The
plaintiff, Khaled el-Masri, 42, a German of Lebanese descent, was refused entry
to the United States after arriving Saturday in Atlanta on a flight from Germany to appear at the
news conference Tuesday in Washington where the lawsuit was announced. Instead,
Mr. Masri addressed the conference from Germany by video link, describing how
he was seized on the Serbian-Macedonian border, kicked and hit, photographed
nude and injected with drugs during five months in detention in Macedonia and
in Afghanistan.
"I
want to know why they did this to me," said Mr. Masri, whose German was
translated into English by an interpreter. Now living with his wife and
children in Germany, Mr. Masri, who has worked as a car salesman and carpenter
but is currently unemployed, said he had not fully recovered from the trauma of
his experience.
"I
don't think I'm the human being I used to be," he said.
In
an interview on Tuesday in Germany, Mr. Masri said his weekend encounter with
immigration officers in Atlanta made him briefly fear that his ordeal in 2003
and 2004 might be repeated.
"My
heart was beating very fast," he said. "I have remembered that time,
what has happened to me, when they kidnapped me to Afghanistan. I have
remembered and was afraid."
A
spokeswoman for United States Customs and Border Protection, Kristi Clemens,
confirmed that Mr. Masri was denied entry. She said he was turned away based on
information received from other American agencies, but she declined to describe
the information or to say whether Mr. Masri's name had again been confused with
that of a wanted operative of Al Qaeda, the reason officials have given for his
mistaken detention in 2003.
The
lawsuit was filed in Federal District Court in Alexandria, Va., by lawyers for
the American Civil Liberties Union.
Since
it was first reported in January by The New York Times, the Masri case has
often been cited as an example of tough American counterterrorism policies gone
awry.
Mr.
Masri's lawyers allege in the lawsuit that Mr. Tenet learned of the mistake but
left Mr. Masri in detention for two more months before having him set free at
night on a hillside in Albania in May 2004.
The lawyers argue that even though he is not an American citizen,
the treatment of Mr. Masri violated his right to due process under the Fifth
Amendment as well as the Geneva Conventions and other bans on torture.
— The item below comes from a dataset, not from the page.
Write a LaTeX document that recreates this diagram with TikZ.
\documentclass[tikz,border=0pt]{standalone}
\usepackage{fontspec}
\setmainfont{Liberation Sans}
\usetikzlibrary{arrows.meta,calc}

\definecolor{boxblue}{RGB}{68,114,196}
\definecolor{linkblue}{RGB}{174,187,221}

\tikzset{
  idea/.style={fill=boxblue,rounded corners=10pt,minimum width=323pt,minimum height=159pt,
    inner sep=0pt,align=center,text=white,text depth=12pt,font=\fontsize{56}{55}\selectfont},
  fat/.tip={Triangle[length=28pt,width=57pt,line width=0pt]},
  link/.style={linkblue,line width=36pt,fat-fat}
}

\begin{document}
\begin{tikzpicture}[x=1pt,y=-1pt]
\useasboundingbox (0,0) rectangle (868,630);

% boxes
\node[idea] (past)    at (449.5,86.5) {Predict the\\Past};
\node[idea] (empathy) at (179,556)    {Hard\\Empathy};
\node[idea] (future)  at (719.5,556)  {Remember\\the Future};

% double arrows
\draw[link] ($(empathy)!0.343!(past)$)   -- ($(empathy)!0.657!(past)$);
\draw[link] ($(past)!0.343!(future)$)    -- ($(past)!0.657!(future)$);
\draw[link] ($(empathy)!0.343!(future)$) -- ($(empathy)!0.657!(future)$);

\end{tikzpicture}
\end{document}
He
is suing under the Alien Tort Statute, adopted in 1789, which permits
noncitizens to sue in the United States for violations of international norms. The suit seeks unspecified monetary
damages "in an amount over $75,000."
His
lawsuit is the latest development in a legal assault by human rights groups on
the Central Intelligence Agency's clandestine operations to detain, transport
and interrogate suspected terrorists since the attacks of Sept. 11, 2001.
The
lawsuit appears to be the first to single out a web of companies that operate a
fleet of aircraft believed to be used by the C.I.A. The companies identified in
the suit were Aero Contractors, a Smithfield, N.C., company that provides crews
and maintenance; Premier Executive Transport Services of Dedham, Mass., which
in 2003 owned the Boeing business jet that the lawsuit says was used to take Mr.
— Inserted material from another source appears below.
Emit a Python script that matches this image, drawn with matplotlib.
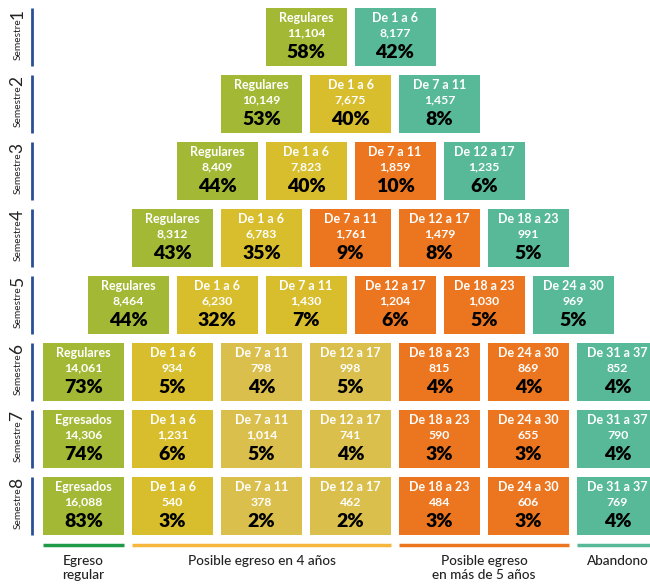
import matplotlib.pyplot as plt
from matplotlib.patches import Rectangle

plt.rcParams['font.family'] = ['Lato', 'DejaVu Sans']

semestres = [1, 2, 3, 4, 5, 6, 7, 8]
primera = ["Regulares"] * 6 + ["Egresados"] * 2
rangos = ["De 1 a 6", "De 7 a 11", "De 12 a 17", "De 18 a 23", "De 24 a 30", "De 31 a 37"]

alumnos = [
    [11104, 8177],
    [10149, 7675, 1457],
    [8409, 7823, 1859, 1235],
    [8312, 6783, 1761, 1479, 991],
    [8464, 6230, 1430, 1204, 1030, 969],
    [14061, 934, 798, 998, 815, 869, 852],
    [14306, 1231, 1014, 741, 590, 655, 790],
    [16088, 540, 378, 462, 484, 606, 769],
]
porcentajes = [
    [58, 42],
    [53, 40, 8],
    [44, 40, 10, 6],
    [43, 35, 9, 8, 5],
    [44, 32, 7, 6, 5, 5],
    [73, 5, 4, 5, 4, 4, 4],
    [74, 6, 5, 4, 3, 3, 4],
    [83, 3, 2, 2, 3, 3, 4],
]
tipos = [
    "GT", "GYT", "GYOT", "GYOOT", "GYYOOT",
    "GYLLOOT", "GYLLOOT", "GYLLOOT",
]
colores = {"G": "#a3b935", "Y": "#d8bd2d", "L": "#dabf4c", "O": "#ec761f", "T": "#58b998"}

grupos = ["Egreso\nregular", "Posible egreso en 4 años", "Posible egreso\nen más de 5 años", "Abandono"]
grupo_cols = [(0, 0), (1, 3), (4, 5), (6, 6)]
grupo_colores = ["#1f9a48", "#f6b73c", "#ec761f", "#58b998"]

fig = plt.figure(figsize=(6.5, 5.87), dpi=100)
ax = fig.add_axes([0, 0, 1, 1])
ax.set_xlim(-43 / 89, 607 / 89)
ax.set_ylim(579 / 67, -8 / 67)
ax.axis('off')

w = 81 / 89
h = 58 / 67

for r, sem in enumerate(semestres):
    off = max(0, 5 - r) * 0.5
    for j, val in enumerate(alumnos[r]):
        x = off + j
        ax.add_patch(Rectangle((x, r), w, h, color=colores[tipos[r][j]], lw=0))
        nombre = primera[r] if j == 0 else rangos[j - 1]
        cx = x + w / 2
        ax.text(cx, r + 0.15, nombre, color='white', fontsize=9, fontweight='bold',
                ha='center', va='center')
        ax.text(cx, r + 0.375, f"{val:,}", color='white', fontsize=8.8, fontweight='bold',
                ha='center', va='center')
        ax.text(cx, r + 0.66, f"{porcentajes[r][j]}%", color='black', fontsize=14,
                fontweight='heavy', ha='center', va='center')
    # etiqueta lateral
    lx = -11 / 89
    ax.plot([lx, lx], [r, r + h], color='#2a4e98', lw=2, solid_capstyle='butt')
    tx = -25 / 89
    ax.text(tx, r + 0.16, "Semestre", rotation=90, fontsize=7.3, ha='center', va='top',
            color='#222222')
    ax.text(tx - 0.005, r + 0.16, str(sem), rotation=90, fontsize=12.5, ha='center',
            va='bottom', color='#222222')

# líneas y etiquetas de grupo
ly = 545 / 67 - 8 / 67
for g, (a, b) in enumerate(grupo_cols):
    ax.plot([a, b + w], [ly, ly], color=grupo_colores[g], lw=2.5, solid_capstyle='butt')
    ax.text((a + b + w) / 2, ly + 0.15, grupos[g], ha='center', va='top', fontsize=9.8,
            fontweight='medium', color='#222222', linespacing=1.2)

fig.savefig('out.png', dpi=100)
Masri from Macedonia to Afghanistan; and Keeler and Tate Management L.L.C., of
Reno, Nev., which owns the jet now.
The
lawsuit could force the C.I.A. to acknowledge its secret relationship with the
companies, said Anthony D. Romero, executive director of the A.C.L.U. He said
the A.C.L.U. took the case to penetrate what he called the "culture of
impunity" in the Bush administration for human rights violations and to
force the C.I.A. to abandon practices in conflict with American values.
A
spokesman for Mr. Tenet, who served as C.I.A. director from 1997 to 2004, said
he had no comment, as did a spokesman for the C.I.A.
Robert
W. Blowers, an executive at Aero Contractors, said, "I don't have anything
to say about it." Attempts to reach representatives of the other two air
companies were unsuccessful.
Michael
Greenberger, a law professor at the University of Maryland who teaches a course
on the law of counterterrorism, said Mr. Masri's lawyers faced "a steep
uphill climb" in making their case in the Eastern District of Virginia and
the conservative United States Court of Appeals for the Fourth Circuit in
Richmond, Va. But Mr. Greenberger said the Supreme Court, in a ruling last
year, suggested the Alien Tort Statute might apply to claims of torture.